Data excerpt
————————

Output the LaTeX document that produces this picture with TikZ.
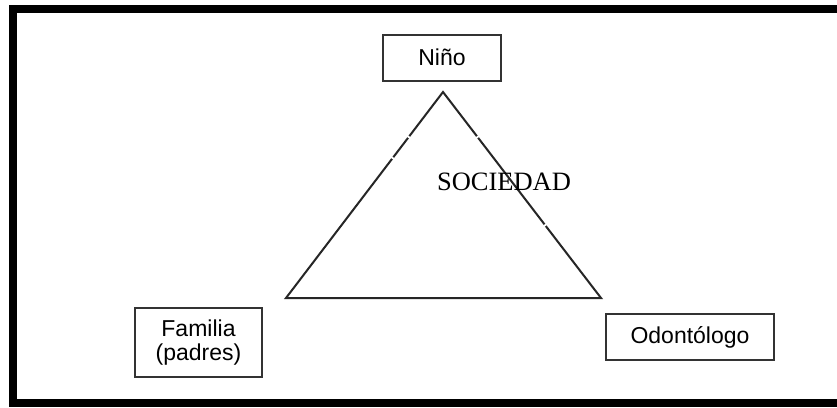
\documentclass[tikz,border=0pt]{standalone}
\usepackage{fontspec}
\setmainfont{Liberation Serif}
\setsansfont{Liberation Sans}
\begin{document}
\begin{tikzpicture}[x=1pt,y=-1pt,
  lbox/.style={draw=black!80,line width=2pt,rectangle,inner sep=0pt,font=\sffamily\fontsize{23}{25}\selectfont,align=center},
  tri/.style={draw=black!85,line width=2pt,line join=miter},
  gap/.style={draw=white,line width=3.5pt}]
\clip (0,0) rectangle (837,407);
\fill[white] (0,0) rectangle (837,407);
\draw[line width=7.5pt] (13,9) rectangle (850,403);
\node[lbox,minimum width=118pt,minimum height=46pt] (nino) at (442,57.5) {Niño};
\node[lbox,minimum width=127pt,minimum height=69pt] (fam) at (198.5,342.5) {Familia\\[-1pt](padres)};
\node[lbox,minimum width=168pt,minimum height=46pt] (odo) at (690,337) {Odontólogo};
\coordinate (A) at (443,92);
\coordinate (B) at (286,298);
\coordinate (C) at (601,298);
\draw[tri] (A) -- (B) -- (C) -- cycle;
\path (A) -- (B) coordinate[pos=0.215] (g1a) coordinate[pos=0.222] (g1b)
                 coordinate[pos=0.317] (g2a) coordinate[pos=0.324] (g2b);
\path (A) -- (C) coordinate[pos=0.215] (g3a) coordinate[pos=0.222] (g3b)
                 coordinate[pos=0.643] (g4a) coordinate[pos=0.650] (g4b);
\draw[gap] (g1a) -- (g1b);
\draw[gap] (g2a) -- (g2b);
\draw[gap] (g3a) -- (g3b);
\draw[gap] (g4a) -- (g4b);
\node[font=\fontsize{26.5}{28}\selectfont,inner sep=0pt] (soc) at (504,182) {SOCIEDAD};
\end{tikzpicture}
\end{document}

————————

Task requirements
Write the material out again exactly as it appears, dropping the pictures.

Expected answer
Output the LaTeX document that produces this picture with TikZ.
\documentclass[tikz,border=0pt]{standalone}
\usepackage{fontspec}
\setmainfont{Liberation Serif}
\setsansfont{Liberation Sans}
\begin{document}
\begin{tikzpicture}[x=1pt,y=-1pt,
  lbox/.style={draw=black!80,line width=2pt,rectangle,inner sep=0pt,font=\sffamily\fontsize{23}{25}\selectfont,align=center},
  tri/.style={draw=black!85,line width=2pt,line join=miter},
  gap/.style={draw=white,line width=3.5pt}]
\clip (0,0) rectangle (837,407);
\fill[white] (0,0) rectangle (837,407);
\draw[line width=7.5pt] (13,9) rectangle (850,403);
\node[lbox,minimum width=118pt,minimum height=46pt] (nino) at (442,57.5) {Niño};
\node[lbox,minimum width=127pt,minimum height=69pt] (fam) at (198.5,342.5) {Familia\\[-1pt](padres)};
\node[lbox,minimum width=168pt,minimum height=46pt] (odo) at (690,337) {Odontólogo};
\coordinate (A) at (443,92);
\coordinate (B) at (286,298);
\coordinate (C) at (601,298);
\draw[tri] (A) -- (B) -- (C) -- cycle;
\path (A) -- (B) coordinate[pos=0.215] (g1a) coordinate[pos=0.222] (g1b)
                 coordinate[pos=0.317] (g2a) coordinate[pos=0.324] (g2b);
\path (A) -- (C) coordinate[pos=0.215] (g3a) coordinate[pos=0.222] (g3b)
                 coordinate[pos=0.643] (g4a) coordinate[pos=0.650] (g4b);
\draw[gap] (g1a) -- (g1b);
\draw[gap] (g2a) -- (g2b);
\draw[gap] (g3a) -- (g3b);
\draw[gap] (g4a) -- (g4b);
\node[font=\fontsize{26.5}{28}\selectfont,inner sep=0pt] (soc) at (504,182) {SOCIEDAD};
\end{tikzpicture}
\end{document}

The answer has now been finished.